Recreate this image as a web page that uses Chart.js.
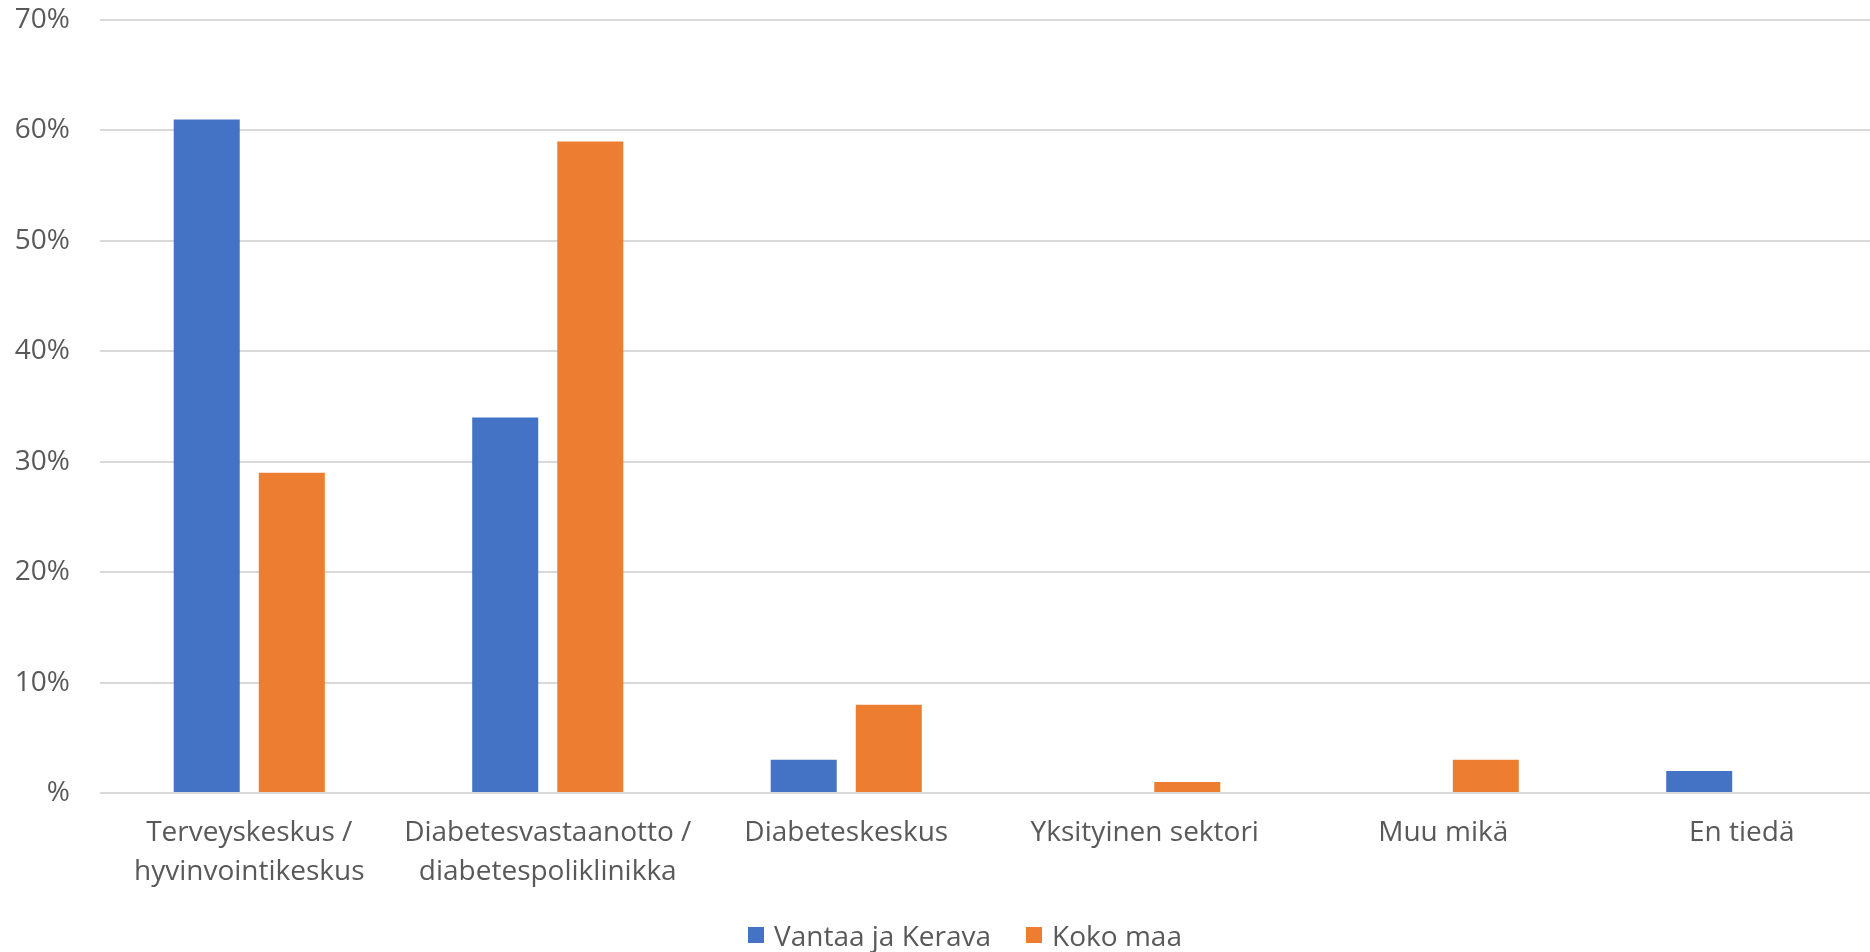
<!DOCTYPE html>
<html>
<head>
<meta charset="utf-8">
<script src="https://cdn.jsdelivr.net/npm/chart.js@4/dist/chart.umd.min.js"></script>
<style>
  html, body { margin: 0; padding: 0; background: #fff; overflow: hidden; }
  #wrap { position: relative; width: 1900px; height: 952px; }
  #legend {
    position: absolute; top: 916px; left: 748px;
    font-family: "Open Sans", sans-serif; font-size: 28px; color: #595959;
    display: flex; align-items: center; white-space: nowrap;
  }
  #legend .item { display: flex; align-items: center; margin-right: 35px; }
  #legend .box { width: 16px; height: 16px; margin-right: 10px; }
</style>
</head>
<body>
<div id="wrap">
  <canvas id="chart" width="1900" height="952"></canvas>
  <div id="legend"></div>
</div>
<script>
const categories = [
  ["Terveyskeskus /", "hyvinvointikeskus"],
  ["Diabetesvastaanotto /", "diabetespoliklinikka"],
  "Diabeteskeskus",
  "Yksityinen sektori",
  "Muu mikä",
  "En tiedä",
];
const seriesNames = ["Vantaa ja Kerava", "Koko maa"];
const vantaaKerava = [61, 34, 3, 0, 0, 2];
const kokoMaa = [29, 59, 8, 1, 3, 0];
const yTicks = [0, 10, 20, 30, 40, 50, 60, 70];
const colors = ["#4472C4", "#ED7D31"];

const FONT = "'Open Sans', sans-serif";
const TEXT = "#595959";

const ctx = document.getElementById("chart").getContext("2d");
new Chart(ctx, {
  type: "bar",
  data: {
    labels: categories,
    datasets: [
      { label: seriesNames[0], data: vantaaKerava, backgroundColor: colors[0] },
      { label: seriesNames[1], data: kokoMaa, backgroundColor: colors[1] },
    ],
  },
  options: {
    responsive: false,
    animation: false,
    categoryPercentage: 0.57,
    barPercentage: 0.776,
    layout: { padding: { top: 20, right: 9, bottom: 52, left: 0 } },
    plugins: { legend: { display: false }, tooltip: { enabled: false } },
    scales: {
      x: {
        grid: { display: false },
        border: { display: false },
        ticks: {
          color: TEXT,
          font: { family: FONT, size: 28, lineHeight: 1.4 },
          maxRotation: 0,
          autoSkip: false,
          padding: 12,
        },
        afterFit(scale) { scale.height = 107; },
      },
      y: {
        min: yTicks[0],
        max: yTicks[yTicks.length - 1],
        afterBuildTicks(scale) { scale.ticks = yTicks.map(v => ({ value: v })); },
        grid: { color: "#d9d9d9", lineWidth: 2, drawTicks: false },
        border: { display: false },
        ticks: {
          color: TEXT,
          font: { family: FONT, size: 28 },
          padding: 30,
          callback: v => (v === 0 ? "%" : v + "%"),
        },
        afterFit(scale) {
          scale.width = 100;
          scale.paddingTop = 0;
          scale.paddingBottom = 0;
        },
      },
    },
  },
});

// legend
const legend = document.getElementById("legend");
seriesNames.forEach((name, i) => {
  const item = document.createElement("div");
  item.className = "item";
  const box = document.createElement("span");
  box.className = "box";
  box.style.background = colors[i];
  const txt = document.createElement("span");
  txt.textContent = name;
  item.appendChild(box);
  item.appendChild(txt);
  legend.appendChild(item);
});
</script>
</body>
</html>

[YOUR TASK]:
In your copy of the listing above, reproduce each line exactly and omit all pictures.

[FINISHED ANSWER]:
Recreate this image as a web page that uses Chart.js.
<!DOCTYPE html>
<html>
<head>
<meta charset="utf-8">
<script src="https://cdn.jsdelivr.net/npm/chart.js@4/dist/chart.umd.min.js"></script>
<style>
  html, body { margin: 0; padding: 0; background: #fff; overflow: hidden; }
  #wrap { position: relative; width: 1900px; height: 952px; }
  #legend {
    position: absolute; top: 916px; left: 748px;
    font-family: "Open Sans", sans-serif; font-size: 28px; color: #595959;
    display: flex; align-items: center; white-space: nowrap;
  }
  #legend .item { display: flex; align-items: center; margin-right: 35px; }
  #legend .box { width: 16px; height: 16px; margin-right: 10px; }
</style>
</head>
<body>
<div id="wrap">
  <canvas id="chart" width="1900" height="952"></canvas>
  <div id="legend"></div>
</div>
<script>
const categories = [
  ["Terveyskeskus /", "hyvinvointikeskus"],
  ["Diabetesvastaanotto /", "diabetespoliklinikka"],
  "Diabeteskeskus",
  "Yksityinen sektori",
  "Muu mikä",
  "En tiedä",
];
const seriesNames = ["Vantaa ja Kerava", "Koko maa"];
const vantaaKerava = [61, 34, 3, 0, 0, 2];
const kokoMaa = [29, 59, 8, 1, 3, 0];
const yTicks = [0, 10, 20, 30, 40, 50, 60, 70];
const colors = ["#4472C4", "#ED7D31"];

const FONT = "'Open Sans', sans-serif";
const TEXT = "#595959";

const ctx = document.getElementById("chart").getContext("2d");
new Chart(ctx, {
  type: "bar",
  data: {
    labels: categories,
    datasets: [
      { label: seriesNames[0], data: vantaaKerava, backgroundColor: colors[0] },
      { label: seriesNames[1], data: kokoMaa, backgroundColor: colors[1] },
    ],
  },
  options: {
    responsive: false,
    animation: false,
    categoryPercentage: 0.57,
    barPercentage: 0.776,
    layout: { padding: { top: 20, right: 9, bottom: 52, left: 0 } },
    plugins: { legend: { display: false }, tooltip: { enabled: false } },
    scales: {
      x: {
        grid: { display: false },
        border: { display: false },
        ticks: {
          color: TEXT,
          font: { family: FONT, size: 28, lineHeight: 1.4 },
          maxRotation: 0,
          autoSkip: false,
          padding: 12,
        },
        afterFit(scale) { scale.height = 107; },
      },
      y: {
        min: yTicks[0],
        max: yTicks[yTicks.length - 1],
        afterBuildTicks(scale) { scale.ticks = yTicks.map(v => ({ value: v })); },
        grid: { color: "#d9d9d9", lineWidth: 2, drawTicks: false },
        border: { display: false },
        ticks: {
          color: TEXT,
          font: { family: FONT, size: 28 },
          padding: 30,
          callback: v => (v === 0 ? "%" : v + "%"),
        },
        afterFit(scale) {
          scale.width = 100;
          scale.paddingTop = 0;
          scale.paddingBottom = 0;
        },
      },
    },
  },
});

// legend
const legend = document.getElementById("legend");
seriesNames.forEach((name, i) => {
  const item = document.createElement("div");
  item.className = "item";
  const box = document.createElement("span");
  box.className = "box";
  box.style.background = colors[i];
  const txt = document.createElement("span");
  txt.textContent = name;
  item.appendChild(box);
  item.appendChild(txt);
  legend.appendChild(item);
});
</script>
</body>
</html>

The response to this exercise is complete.